28 Thermidor CCXVI (August 14, 2008)
Encyclopedia Brown and the Mystery of the Smoldering Steps
Just to prove that I am, in fact, not dead, here's some weird local news: Smoking steps mystery at UNB prompts evacuation.
"A curious chemical reaction on the concrete steps of the University of New Brunswick's Lady Beaverbrook Gym led to the evacuation of the building and closing of streets around the Fredericton campus on Wednesday.
Emergency officials received a report Wednesday morning that a concrete step at the back of the gym was smouldering and smoking.

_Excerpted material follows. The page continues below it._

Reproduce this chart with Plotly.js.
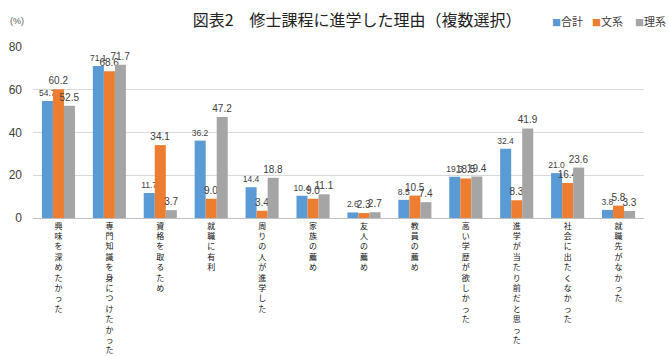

Assistant deputy fire chief Bob Martin told CBC News he's never seen anything like it.
Smoke was rising out of the concrete steps on the Forest Hill Road side of the building and the steps were at a temperature of 150 C when emergency crews first arrived, Martin said.
Thermal-imaging cameras were used to monitor the temperature of the steps, which rose from 150°C to 260°C before eventually cooling to 21°C.

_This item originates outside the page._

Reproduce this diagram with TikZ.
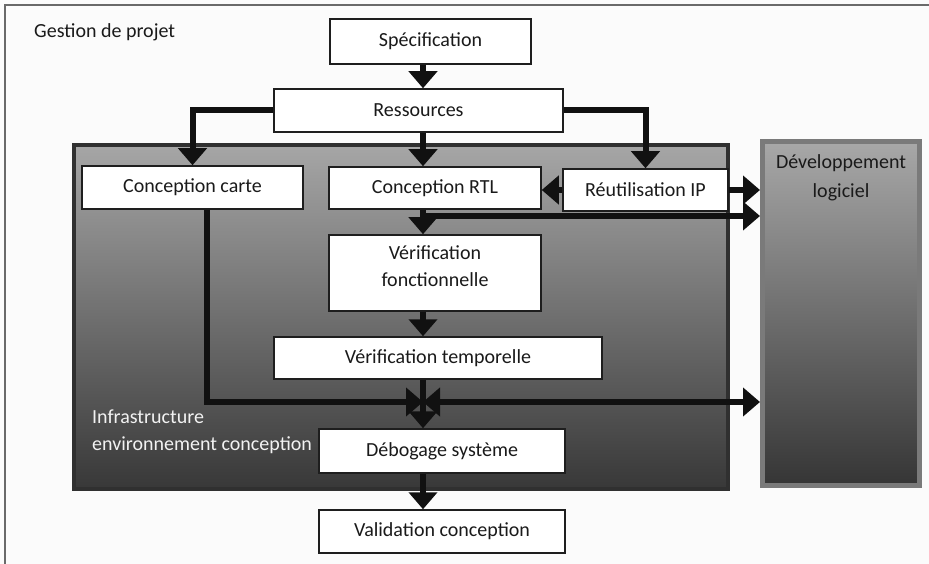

Martin said the reaction appears to be linked to an epoxy used to connect a metal rail to the steps when they were constructed more than 40 years ago.
"At that time, they used to use a sulphur base," he said. "They would pour it in a liquid form around that. This liquid base is the part that was on fire — it was in a molten state."
The Fredericton bomb squad was also called in and chemists were being consulted by telephone, Martin said.
A mass spectrometer tested samples against more than 17,000 different chemicals to try to identify the substance that might have caused the reaction.
Concrete has been known to explode under extreme heat, so the gym was evacuated and the nearby road was shut down for about three hours on Wednesday.
Officials still aren't sure exactly what happened, but do not believe the incident was a result of criminal activity, Martin said.
"There's no malice here," he said. "If you're going to cause a disturbance at UNB, why would you choose the back step?"
Officials said they don't expect the reaction to happen anywhere else.
The evacuation order and the road closure were lifted Wednesday afternoon."
Yeah, I don't have too much to say other than perhaps: just who thought a sulphur base was a good idea? More importantly though: how does something like that suddenly catch fire? It's not like it's been terribly hot here lately — quite the opposite in fact: cold and rainy with a continuing forecast of cold and rainy.